Reid, 26, who starred in "American Pie" and "Josie and the Pussycats" told CosmoGIRL! magazine for its May editions that she turns to her parents during difficult times. She and Daly broke off their engagement last year.
Reid said she's better now and that she and Daly are friends.
"You can't say you're going to marry someone and then hate each other," she told the magazine. "We're friends. It's hard, but it's the right thing to do."
New York Andie MacDowell has come a long way since 1984's "Greystoke: The Legend of Tarzan," when actress Glenn Close was brought in to dub her voice over MacDowell's southern drawl.
MacDowell has just wrapped three new films: "Crush," a tale of three women who meet weekly to discuss their love lives; "Harrison's Flowers," about war correspondents and photojournalists in Yugoslavia; and "Ginostra," filmed in Italy with Harvey Keitel.
But MacDowell's focus lately has been on her 13-year-old daughter, Rainey, who recently performed as Miss Adelaide in the school version of "Guys and Dolls."
"She was amazing," MacDowell told Parade magazine for its Sunday editions. "Much better than I'd have been at 13. She danced and sang up a storm. I could never have done that."
Manson denies lawsuit charge
Los Angeles Marilyn Manson defended himself against claims that he was responsible for the death of a woman after a party last year at his mansion.
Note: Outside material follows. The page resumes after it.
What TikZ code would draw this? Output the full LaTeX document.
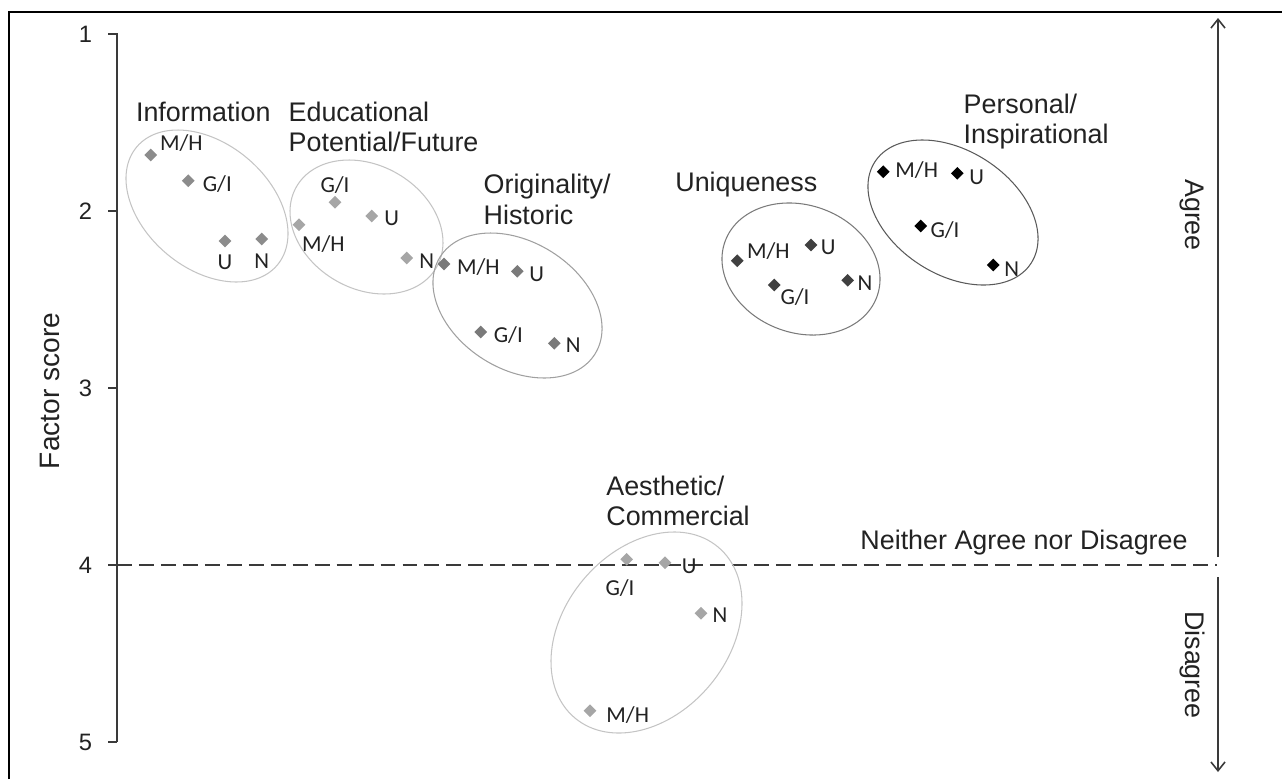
\documentclass[tikz,border=0pt]{standalone}
\usepackage{fontspec}
\setmainfont{Liberation Sans}
\newfontfamily\ptfont{Carlito}
\usetikzlibrary{arrows.meta,shapes.geometric}

\definecolor{txt}{HTML}{222222}
\definecolor{axisgray}{HTML}{3A3A3A}
\definecolor{infodot}{HTML}{8C8C8C}
\definecolor{edudot}{HTML}{A6A6A6}
\definecolor{origdot}{HTML}{7A7A7A}
\definecolor{uniqdot}{HTML}{404040}
\definecolor{persdot}{HTML}{000000}
\definecolor{aesdot}{HTML}{A6A6A6}
\definecolor{lightring}{HTML}{C4C4C4}
\definecolor{midring}{HTML}{A0A0A0}
\definecolor{darkring}{HTML}{7A7A7A}
\definecolor{blackring}{HTML}{5A5A5A}

\begin{document}
\begin{tikzpicture}[x=0.02cm,y=-0.02cm,
  pnt/.style={diamond, fill=#1, inner sep=0pt, minimum size=0.26cm},
  lbl/.style={font=\ptfont\fontsize{13}{15}\selectfont, text=txt, inner sep=0pt, text height=8.4pt, text depth=0pt},
  head/.style={font=\fontsize{15.3}{17}\selectfont, text=txt, inner sep=0pt},
  ring/.style={draw=#1, line width=0.6pt},
  ticklbl/.style={font=\fontsize{13.5}{15}\selectfont, text=txt, inner sep=0pt, text height=9.7pt, text depth=0pt},
  axis/.style={draw=axisgray, line width=1.1pt}]
  \useasboundingbox (0,0) rectangle (1282,779);
  % frame
  \draw[line width=1.4pt] (9,779) -- (9,12) -- (1282,12);
  % factor score axis
  \coordinate (ytop) at (117,33);
  \coordinate (ybot) at (117,742);
  \draw[axis] (ytop) -- (ybot);
  \foreach \v in {1,...,5} {
    \draw[axis] (108,{34+(\v-1)*177}) -- (117,{34+(\v-1)*177});
    \node[ticklbl, anchor=east] (tick\v) at (92.5,{34+(\v-1)*177}) {\v};
  }
  \node[head, font=\fontsize{16}{18}\selectfont, rotate=90] (ylab) at (50,391) {Factor score};
  % neutral line
  \coordinate (nleft) at (117,565);
  \coordinate (nright) at (1217,565);
  \draw[axis, line width=1.3pt, dash pattern=on 8.5pt off 4pt] (nleft) -- (nright);
  \node[head, anchor=base east] (neutral) at (1188,549) {Neither Agree nor Disagree};
  % agree / disagree arrows
  \coordinate (amid) at (1218,557);
  \coordinate (atop) at (1218,18);
  \coordinate (dmid) at (1218,577);
  \coordinate (dbot) at (1218,772);
  \draw[axis, line width=0.9pt, -{Straight Barb[length=5pt,width=8pt]}] (amid) -- (atop);
  \draw[axis, line width=0.9pt, -{Straight Barb[length=5pt,width=8pt]}] (dmid) -- (dbot);
  \node[head, rotate=-90] (agree) at (1192,215) {Agree};
  \node[head, rotate=-90] (disagree) at (1192,665) {Disagree};

  % Information
  \draw[ring=lightring, rotate around={-40:(207,206)}] (207,206) ellipse [x radius=91.8, y radius=62.5];
  \node[head, anchor=base] (infohead) at (203.3,121.7) {Information};
  \foreach \nm/\px/\py/\lx/\ly/\t in {MH/150.7/155/181.3/143.3/{M/H}, GI/188.3/180.7/217.3/184/{G/I},
      U/225/241/225/261.7/U, N/261.7/239/261.7/260.7/N} {
    \node[pnt=infodot] (info\nm) at (\px,\py) {};
    \node[lbl] (info\nm-lab) at (\lx,\ly) {\t};
  }

  % Educational Potential/Future
  \draw[ring=lightring, rotate around={-30:(366.5,227)}] (366.5,227) ellipse [x radius=80.8, y radius=61.7];
  \node[head, anchor=base west] (eduhead) at (288.3,121.7) {Educational};
  \node[head, anchor=base west] (eduhead2) at (288.3,151.7) {Potential/Future};
  \foreach \nm/\px/\py/\lx/\ly/\t in {MH/299/224.7/323.3/244/{M/H}, GI/335/202.3/335/185/{G/I},
      U/371.7/216/391.7/218.3/U, N/406.7/258/426.7/260.7/N} {
    \node[pnt=edudot] (edu\nm) at (\px,\py) {};
    \node[lbl] (edu\nm-lab) at (\lx,\ly) {\t};
  }

  % Originality/Historic
  \draw[ring=midring, rotate around={-32:(517.5,305.5)}] (517.5,305.5) ellipse [x radius=91.4, y radius=63.6];
  \node[head, anchor=base west] (orighead) at (483.3,193.5) {Originality/};
  \node[head, anchor=base west] (orighead2) at (483.3,224) {Historic};
  \foreach \nm/\px/\py/\lx/\ly/\t in {MH/444/264/478.3/266.7/{M/H}, GI/480.7/332/508.3/335/{G/I},
      U/517.3/271.3/536.7/274/U, N/554.3/343.3/573.3/345/N} {
    \node[pnt=origdot] (orig\nm) at (\px,\py) {};
    \node[lbl] (orig\nm-lab) at (\lx,\ly) {\t};
  }

  % Uniqueness
  \draw[ring=darkring, rotate around={-20:(801,269)}] (801,269) ellipse [x radius=80.8, y radius=63.8];
  \node[head, anchor=base west] (uniqhead) at (675,191.7) {Uniqueness};
  \foreach \nm/\px/\py/\lx/\ly/\t in {MH/737.3/260.7/768.3/251/{M/H}, GI/774.3/285/795/297.3/{G/I},
      U/811/245/828.3/247.3/U, N/847.7/280.3/865/282.7/N} {
    \node[pnt=uniqdot] (uniq\nm) at (\px,\py) {};
    \node[lbl] (uniq\nm-lab) at (\lx,\ly) {\t};
  }

  % Personal/Inspirational
  \draw[ring=blackring, rotate around={-33:(953,212.5)}] (953,212.5) ellipse [x radius=93.1, y radius=61.8];
  \node[head, anchor=base west] (pershead) at (963.3,113) {Personal/};
  \node[head, anchor=base west] (pershead2) at (963.3,143) {Inspirational};
  \foreach \nm/\px/\py/\lx/\ly/\t in {MH/883.3/171.7/916.7/170/{M/H}, GI/920.7/226/945/230/{G/I},
      U/957.3/173.3/976.7/177.3/U, N/993.3/265/1011.7/269/N} {
    \node[pnt=persdot] (pers\nm) at (\px,\py) {};
    \node[lbl] (pers\nm-lab) at (\lx,\ly) {\t};
  }

  % Aesthetic/Commercial
  \draw[ring=lightring, rotate around={50:(646.5,632.5)}] (646.5,632.5) ellipse [x radius=111.5, y radius=82.4];
  \node[head, anchor=base west] (aeshead) at (606,495) {Aesthetic/};
  \node[head, anchor=base west] (aeshead2) at (606,525) {Commercial};
  \foreach \nm/\px/\py/\lx/\ly/\t in {MH/590/710.7/627.7/715/{M/H}, GI/626.7/559.3/620/588.3/{G/I},
      U/665/562.7/689.3/566/U, N/701/613.3/720/615/N} {
    \node[pnt=aesdot] (aes\nm) at (\px,\py) {};
    \node[lbl] (aes\nm-lab) at (\lx,\ly) {\t};
  }
\end{tikzpicture}
\end{document}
Jennifer Syme, 29, died April 1, 2001, when she was flung from her Jeep Cherokee after hitting at least three parked cars.
"After Jennifer was sent home safely with a designated driver, she later got behind the wheel of her own car for reasons known only to her," Manson said in a statement.
Syme's mother, Maria St. John, filed a wrongful death suit last week. The lawsuit alleges that Manson, whose real name is Brian Warner, gave Syme drugs before she was dropped off at her home.
Civility for the military
Annapolis, Md. With a polite nudge from "Miss Manners," Naval Academy recruits are learning how to become both officers and gentlemen.
Syndicated columnist Judith Martin, also known as "Miss Manners," began etiquette classes on Sunday, teaching recruits how to attack a salad with the right fork and why it is important to write thank-you notes and learn how to waltz.
"In professions dealing with high-stakes conflicts, etiquette must be much stricter than is necessary in the society at large," Martin said. "The respective rules of dress, gesture, language, recognition of hierarchy, ritualized procedure and such are strongly enforced for the reason that otherwise, mayhem would ensue."